A Editora Record, que detinha a exclusividade de publicação desde 1975, vai continuar mantendo o contrato com a família até 2029, honrando a parceria de décadas com os herdeiros. Responsável por reedições das obras e coletâneas de textos do autor, a editora já vendeu mais 4,5 milhões de exemplares ao longo do tempo, o que demonstra a vitalidade comercial do escritor alagoano.

É isso que atiça o mercado editorial, que já prepara suas próprias edições dos clássicos. A Companhia das Letras, por meio do selo Penguin-Companhia, promete lançar os três principais romances: Angústia, São Bernardo e Vidas Secas ainda esse ano. Editoras especializadas em trabalhar domínio público, como a Antofágica e o Clube de Literatura Clássica, também já anunciaram projetos com foco na obra do alagoano.

Mais ousada, a Todavia anunciou na semana passada que, além das reedições dos clássicos, vai lançar, pelo selo Baião, um poema inédito do Mestre Graça intitulado Os Filhos da Coruja. Focada no público infanto-juvenil, a publicação será acompanhada por pinturas do artista visual paranaense Gustavo Magalhães. Para comandar a coleção que vai relançar os principais livros do autor, a editora escalou o professor e pesquisador Thiago Mio Salla, coordenador de projetos no Fundo Graciliano Ramos, do IEB/USP.

O portal História de Alagoas anunciou a reedição de Vida Secas. A obra será distribuída gratuitamente e o trabalho incorpora a capa, contracapa e folha de rosto da primeira edição do livro, com ilustrações de Tomás Santa Rosa, lançada pela editora José Olympio, em 1938.

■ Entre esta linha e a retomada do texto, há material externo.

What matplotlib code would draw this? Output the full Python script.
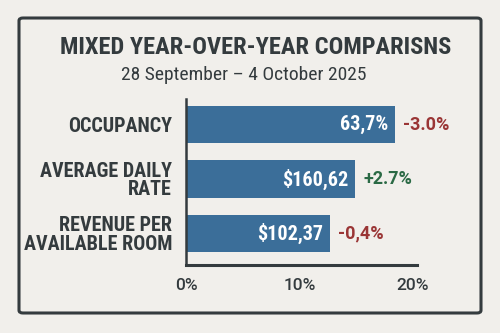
import matplotlib
matplotlib.use("Agg")
import matplotlib.pyplot as plt
from matplotlib import font_manager
from matplotlib.patches import FancyBboxPatch
from matplotlib.transforms import ScaledTranslation

categories = ["OCCUPANCY", "AVERAGE DAILY\nRATE", "REVENUE PER\nAVAILABLE ROOM"]
bar_lengths = [18.4, 14.9, 12.7]
value_labels = ["63,7%", "$160,62", "$102,37"]
change_labels = ["-3.0%", "+2.7%", "-0,4%"]
change_signs = [-1, 1, -1]
xticks = [0, 10, 20]
xtick_labels = ["0%", "10%", "20%"]
title = "MIXED YEAR-OVER-YEAR COMPARISNS"
subtitle = "28 September \u2013 4 October 2025"

names = {f.name for f in font_manager.fontManager.ttflist}
def pick(prefs):
    for p in prefs:
        if p in names:
            return p
    return "DejaVu Sans"
cond = pick(["Roboto Condensed", "Fira Sans Condensed", "IBM Plex Sans Condensed",
             "Barlow Semi Condensed", "PT Sans Narrow", "Archivo Narrow",
             "Liberation Sans Narrow"])
reg = pick(["Roboto", "Noto Sans"])

BG = "#f1efeb"
DARK = "#343b3e"
BLUE = "#3b6e99"
RED = "#9a3535"
GREEN = "#2b6a45"

fig = plt.figure(figsize=(5, 3.33), dpi=100, facecolor=BG)
frame = FancyBboxPatch((19/500, 1-313/333), (481-19)/500, (313-18)/333,
                       boxstyle="round,pad=0,rounding_size=0.008",
                       transform=fig.transFigure, fill=False, edgecolor=DARK, linewidth=2.2)
fig.patches.append(frame)

fig.text(0.512, 1-47.5/333, title, ha="center", va="center", fontsize=17.6,
         fontweight="bold", family=cond, color=DARK)
fig.text(0.488, 1-74.5/333, subtitle, ha="center", va="center", fontsize=14,
         family=cond, color=DARK)

ax = fig.add_axes([186/500, 68/333, (417-186)/500, (234-68)/333])
ax.set_facecolor(BG)
ypos = list(range(len(categories)))
ax.barh(ypos, bar_lengths, height=0.69, color=BLUE, left=0)
ax.set_xlim(0, 20.35)
ax.set_ylim(2.58, -0.47)
ax.set_yticks(ypos)
ax.set_yticklabels(categories, fontsize=14.5, fontweight="bold", family=cond,
                   color=DARK, linespacing=0.95)
ax.set_xticks(xticks)
ax.set_xticklabels(xtick_labels, fontsize=12.5, family=reg, fontweight="medium", color=DARK)
off = ScaledTranslation(3/100, 0, fig.dpi_scale_trans)
for lab in ax.get_xticklabels():
    lab.set_transform(lab.get_transform() + off)
ax.tick_params(axis="both", length=0)
ax.tick_params(axis="y", pad=10)
ax.tick_params(axis="x", pad=9)
for s in ["top", "right"]:
    ax.spines[s].set_visible(False)
ax.spines["left"].set_color(DARK)
ax.spines["bottom"].set_color(DARK)
ax.spines["left"].set_linewidth(1.8)
ax.spines["bottom"].set_linewidth(2.2)

for y, v, vl, cl, sg in zip(ypos, bar_lengths, value_labels, change_labels, change_signs):
    ax.text(v - 0.6, y, vl, ha="right", va="center", color="white",
            fontsize=14.5, fontweight="bold", family=cond)
    ax.text(v + 0.7, y, cl, ha="left", va="center", color=(GREEN if sg > 0 else RED),
            fontsize=13, fontweight="bold", family=reg)

fig.savefig("out.png", dpi=100, facecolor=BG)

Independentemente das polêmicas, a corrida das editoras em torno da reedição das obras de Graciliano Ramos deixa claro o interesse em torno do autor. Expoente da segunda fase do Modernismo, centrada no Romance Nordestino, o ficcionista foi um dos maiores nomes da chamada Geração de 30 e seu estilo inconfundível marcou leitores e serviu de farol para inúmeros escritores. A nova fase de domínio público, desde que respeitando a integridade da obra, pode ampliar ainda mais essa influência e esse grande legado.